Try adding more rugs, covers, etc. to your room to soften its acoustics. I've found that scattering cushions around the room works quite well. Try not to have any hard walls exposed in the room, as these will increase harshness.
I don't know anything about your speakers/equipment. Perhaps:
- Your speakers might not be putting out enough bass at high SPL (105-115dB) levels.
Solution:
Route more bass/sub-bass to the subwoofer, if the subwoofer is sufficently powerful.
- Your speakers are distorting heavily at these peak levels.
This might not be the problem, as short periods of distortion are inaudible. Did the speaker sound good when you bought them?
- Your amplifier is clipping at these peaks.

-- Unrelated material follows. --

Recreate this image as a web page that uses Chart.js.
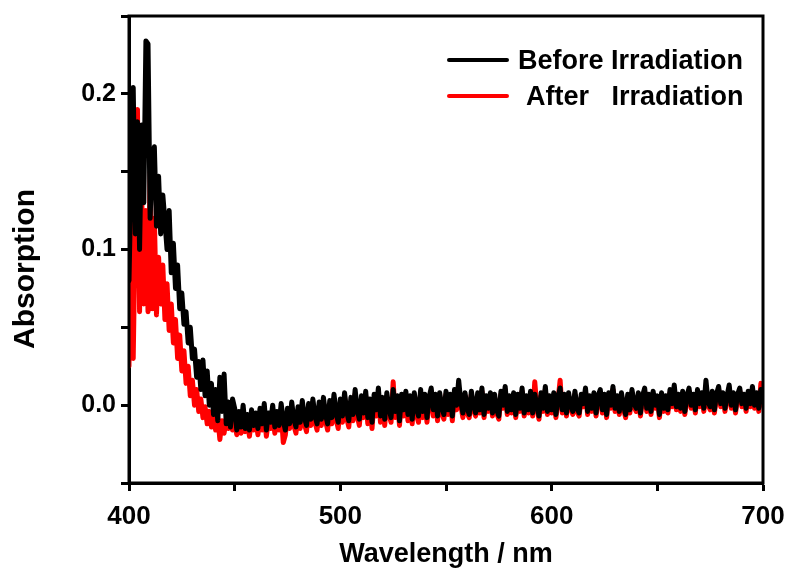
<!DOCTYPE html>
<html>
<head>
<meta charset="utf-8">
<script src="https://cdn.jsdelivr.net/npm/chart.js@4.4.0/dist/chart.umd.min.js"></script>
<style>
  html, body { margin: 0; padding: 0; background: #fff; }
  #wrap { position: relative; width: 787px; height: 574px; }
  .txt { position: absolute; font-family: "Liberation Sans", Arial, sans-serif; font-weight: bold; color: #000; white-space: pre; line-height: 1; }
  .sw { position: absolute; width: 62px; height: 4px; border-radius: 2px; }
  #ytitle { left: -76px; top: 254px; width: 200px; height: 30px; font-size: 30px; text-align: center; transform: rotate(-90deg); }
</style>
</head>
<body>
<div id="wrap">
  <canvas id="chart" width="787" height="574"></canvas>
  <div class="txt" id="ytitle">Absorption</div>
  <div class="sw" style="left:447px; top:58px; background:#000;"></div>
  <div class="txt" style="left:518px; top:47px; font-size:27px;">Before Irradiation</div>
  <div class="sw" style="left:447px; top:94px; background:#ff0000;"></div>
  <div class="txt" style="left:526px; top:83px; font-size:27px;">After   Irradiation</div>
</div>
<script>
// sampling grid: 400-700 nm, 1 nm step
const startNm = 400;

// Before irradiation (black)
const beforeAbs = [
  0.080, 0.150, 0.204, 0.110, 0.182, 0.100, 0.180, 0.130, 0.234, 0.232,
  0.120, 0.160, 0.166, 0.115, 0.147, 0.110, 0.135, 0.118, 0.100, 0.125,
  0.085, 0.104, 0.075, 0.090, 0.062, 0.072, 0.052, 0.060, 0.040, 0.050,
  0.030, 0.036, 0.018, 0.028, 0.010, 0.029, 0.006, 0.022, 0.000, 0.014,
  -0.006, 0.010, -0.010, 0.018, -0.004, 0.020, -0.012, 0.002, -0.014, 0.004,
  -0.002, -0.016, -0.004, -0.014, 0.000, -0.015, -0.006, -0.016, -0.003, -0.013, -0.005,
  -0.015, -0.002, -0.012, 0.001, -0.016, -0.005, -0.011, 0.000, -0.014, -0.004,
  -0.013, 0.001, -0.010, -0.016, -0.002, -0.012, 0.002, -0.009, -0.014, -0.001,
  -0.011, 0.003, -0.008, -0.013, 0.001, -0.009, 0.004, -0.007, -0.012, 0.002,
  -0.009, 0.005, -0.006, -0.012, 0.003, -0.008, 0.007, -0.005, -0.011, 0.004,
  -0.007, 0.008, -0.004, -0.010, 0.005, -0.006, 0.010, -0.003, -0.009, 0.006,
  -0.005, 0.009, -0.008, 0.004, -0.011, 0.007, -0.003, 0.011, -0.007, 0.005,
  -0.009, 0.008, -0.002, -0.008, 0.010, -0.004, 0.006, -0.010, 0.007, -0.003,
  0.009, -0.006, 0.006, -0.009, 0.008, -0.002, -0.007, 0.010, -0.004, 0.007,
  -0.008, 0.005, 0.011, -0.003, 0.007, -0.007, 0.008, -0.001, -0.006, 0.009,
  -0.003, 0.007, -0.007, 0.010, 0.000, 0.016, 0.002, -0.005, 0.008, -0.002,
  -0.006, 0.009, 0.000, -0.005, 0.008, -0.003, 0.011, -0.006, 0.006, -0.002,
  0.008, -0.005, 0.007, -0.003, -0.007, 0.009, 0.000, 0.012, -0.004, 0.006,
  -0.003, 0.008, -0.006, 0.007, -0.002, 0.011, -0.005, 0.006, -0.003, 0.009,
  -0.005, 0.007, 0.000, -0.007, 0.008, -0.002, 0.012, -0.004, 0.006, -0.003,
  0.008, -0.006, 0.005, 0.011, -0.003, 0.007, -0.005, 0.008, 0.000, -0.004,
  0.009, -0.002, -0.005, 0.007, 0.001, 0.011, -0.004, 0.006, -0.002, 0.008,
  -0.005, 0.006, 0.010, -0.003, 0.007, -0.006, 0.008, 0.000, 0.012, -0.002,
  0.006, -0.004, 0.008, 0.000, -0.006, 0.007, -0.003, 0.010, 0.001, -0.002,
  0.008, -0.005, 0.006, 0.011, -0.002, 0.007, -0.004, 0.009, 0.000, 0.006,
  -0.006, 0.008, -0.002, 0.006, -0.003, 0.010, 0.001, 0.013, -0.001, 0.007,
  -0.002, 0.009, -0.004, 0.006, 0.011, 0.000, 0.007, -0.003, 0.010, 0.001,
  0.008, -0.002, 0.016, 0.002, -0.001, 0.009, -0.003, 0.007, 0.012, 0.001,
  0.008, -0.002, 0.006, 0.013, 0.000, 0.008, -0.003, 0.007, 0.011, 0.001,
  0.007, -0.002, 0.009, 0.001, 0.012, 0.000, 0.008, -0.002, 0.010, 0.002
];

// After irradiation (red)
const afterAbs = [
  0.025, 0.182, 0.030, 0.120, 0.190, 0.060, 0.135, 0.065, 0.125, 0.060,
  0.150, 0.062, 0.120, 0.058, 0.095, 0.065, 0.090, 0.055, 0.078, 0.048,
  0.065, 0.040, 0.055, 0.030, 0.045, 0.022, 0.035, 0.014, 0.025, 0.006,
  0.016, 0.000, 0.010, -0.004, 0.004, -0.008, -0.001, -0.012, -0.004, -0.014,
  -0.006, -0.016, -0.008, -0.022, -0.010, -0.018, -0.009, -0.015, -0.008, -0.016,
  -0.010, -0.019, -0.009, -0.018, -0.007, -0.017, -0.010, -0.020, -0.008, -0.016, -0.009,
  -0.019, -0.007, -0.016, -0.005, -0.020, -0.009, -0.015, -0.006, -0.018, -0.008,
  -0.016, -0.004, -0.024, -0.019, -0.006, -0.015, -0.003, -0.013, -0.018, -0.005,
  -0.015, -0.001, -0.012, -0.017, -0.003, -0.013, 0.000, -0.011, -0.016, -0.002,
  -0.013, 0.002, -0.010, -0.016, -0.001, -0.012, 0.003, -0.009, -0.015, 0.000,
  -0.011, 0.005, -0.008, -0.014, 0.002, -0.010, 0.007, -0.007, -0.013, 0.003,
  -0.008, 0.006, -0.012, 0.001, -0.015, 0.004, -0.007, 0.008, -0.011, 0.002,
  -0.013, 0.005, -0.006, -0.011, 0.015, -0.008, 0.003, -0.013, 0.005, -0.007,
  0.006, -0.010, 0.003, -0.012, 0.006, -0.006, -0.011, 0.008, -0.008, 0.004,
  -0.011, 0.002, 0.009, -0.007, 0.004, -0.010, 0.006, -0.005, -0.009, 0.007,
  -0.006, 0.005, -0.010, 0.008, -0.003, 0.011, 0.000, -0.008, 0.006, -0.005,
  -0.008, 0.007, -0.003, -0.007, 0.006, -0.005, 0.009, -0.008, 0.004, -0.004,
  0.006, -0.007, 0.005, -0.005, -0.009, 0.007, -0.002, 0.010, -0.006, 0.004,
  -0.005, 0.006, -0.008, 0.005, -0.004, 0.009, -0.007, 0.004, -0.005, 0.007,
  -0.007, 0.015, -0.002, -0.009, 0.006, -0.004, 0.010, -0.006, 0.004, -0.005,
  0.006, -0.008, 0.003, 0.016, -0.005, 0.005, -0.007, 0.006, -0.002, -0.006,
  0.007, -0.004, -0.007, 0.005, -0.001, 0.009, -0.006, 0.004, -0.004, 0.006,
  -0.007, 0.004, 0.008, -0.005, 0.005, -0.008, 0.006, -0.002, 0.010, -0.004,
  0.004, -0.006, 0.006, -0.002, -0.008, 0.005, -0.005, 0.008, -0.001, -0.004,
  0.006, -0.007, 0.004, 0.009, -0.004, 0.005, -0.006, 0.007, -0.002, 0.004,
  -0.008, 0.006, -0.004, 0.004, -0.005, 0.008, -0.001, 0.011, -0.003, 0.005,
  -0.004, 0.007, -0.006, 0.004, 0.009, -0.002, 0.005, -0.005, 0.008, -0.001,
  0.006, -0.004, 0.012, 0.000, -0.003, 0.007, -0.005, 0.005, 0.010, -0.001,
  0.006, -0.004, 0.004, 0.011, -0.002, 0.006, -0.005, 0.005, 0.009, -0.001,
  0.005, -0.004, 0.007, -0.001, 0.010, -0.002, 0.006, -0.004, 0.014, 0.000
];

const seriesNames = ['Before Irradiation', 'After   Irradiation'];
const xLabels = [400, 500, 600, 700];
const yLabels = [0.0, 0.1, 0.2];

const wavelengths = beforeAbs.map((_, i) => startNm + i);
const toPoints = arr => arr.map((v, i) => ({ x: wavelengths[i], y: v }));

const fontFamily = "'Liberation Sans', Arial, sans-serif";

// closes the box on top and right
const frame = {
  id: 'frame',
  afterDatasetsDraw(c) {
    const a = c.chartArea;
    const ctx = c.ctx;
    ctx.save();
    ctx.strokeStyle = '#000';
    ctx.lineWidth = 3;
    ctx.strokeRect(a.left, a.top, a.right - a.left, a.bottom - a.top);
    ctx.restore();
  }
};

new Chart(document.getElementById('chart'), {
  type: 'line',
  data: {
    datasets: [
      {
        label: seriesNames[0],
        data: toPoints(beforeAbs),
        borderColor: '#000000',
        borderWidth: 5,
        pointRadius: 0,
        borderJoinStyle: 'round',
        borderCapStyle: 'round'
      },
      {
        label: seriesNames[1],
        data: toPoints(afterAbs),
        borderColor: '#ff0000',
        borderWidth: 5,
        pointRadius: 0,
        borderJoinStyle: 'round',
        borderCapStyle: 'round'
      }
    ]
  },
  options: {
    responsive: false,
    animation: false,
    layout: { padding: { top: 16, right: 24, left: 0, bottom: 0 } },
    plugins: {
      legend: { display: false },
      tooltip: { enabled: false }
    },
    scales: {
      x: {
        type: 'linear',
        min: 400,
        max: 700,
        afterFit: s => { s.height = 91; s.paddingLeft = 0; s.paddingRight = 0; },
        border: { color: '#000', width: 3 },
        grid: { drawOnChartArea: false, tickLength: 8, tickWidth: 3, tickColor: '#000' },
        ticks: {
          stepSize: 50,
          color: '#000',
          padding: 10,
          maxRotation: 0,
          font: { family: fontFamily, size: 26, weight: 'bold' },
          callback: v => xLabels.includes(v) ? String(v) : ''
        },
        title: {
          display: true,
          text: 'Wavelength / nm',
          color: '#000',
          padding: { top: 4, bottom: 3 },
          font: { family: fontFamily, size: 27, weight: 'bold' }
        }
      },
      y: {
        min: -0.05,
        max: 0.25,
        afterFit: s => { s.width = 129; s.paddingTop = 0; s.paddingBottom = 0; },
        border: { color: '#000', width: 3 },
        grid: { drawOnChartArea: false, tickLength: 8, tickWidth: 3, tickColor: '#000' },
        ticks: {
          stepSize: 0.05,
          color: '#000',
          padding: 5,
          font: { family: fontFamily, size: 25, weight: 'bold' },
          callback: v => {
            const r = Math.round(v * 100) / 100;
            return yLabels.includes(r) ? r.toFixed(1) : '';
          }
        }
      }
    }
  },
  plugins: [frame]
});
</script>
</body>
</html>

Same as above except for amp.
I have also read that amplifiers can distort during transient peaks, but I'm sure mtrycrafts would disagree with that!
One way of removing system brightness is to use the tone controls. I've found a boost of 6dB at 100Hz and a cut of 6dB at 10kHz sounds quite pleasing at -6dB (to allow a little headroom for the bass boost). You could try using the THX re-equalisation on your amplifier if you've got it, as this is meant to 'remove the edgy brightness' of film soundtracks. Denon's cinema equaliser does something similar, though I don't think it sounds that good.
A good reference quality DVD to try your system out with is the Star Wars trilogy and Star Wars episode II.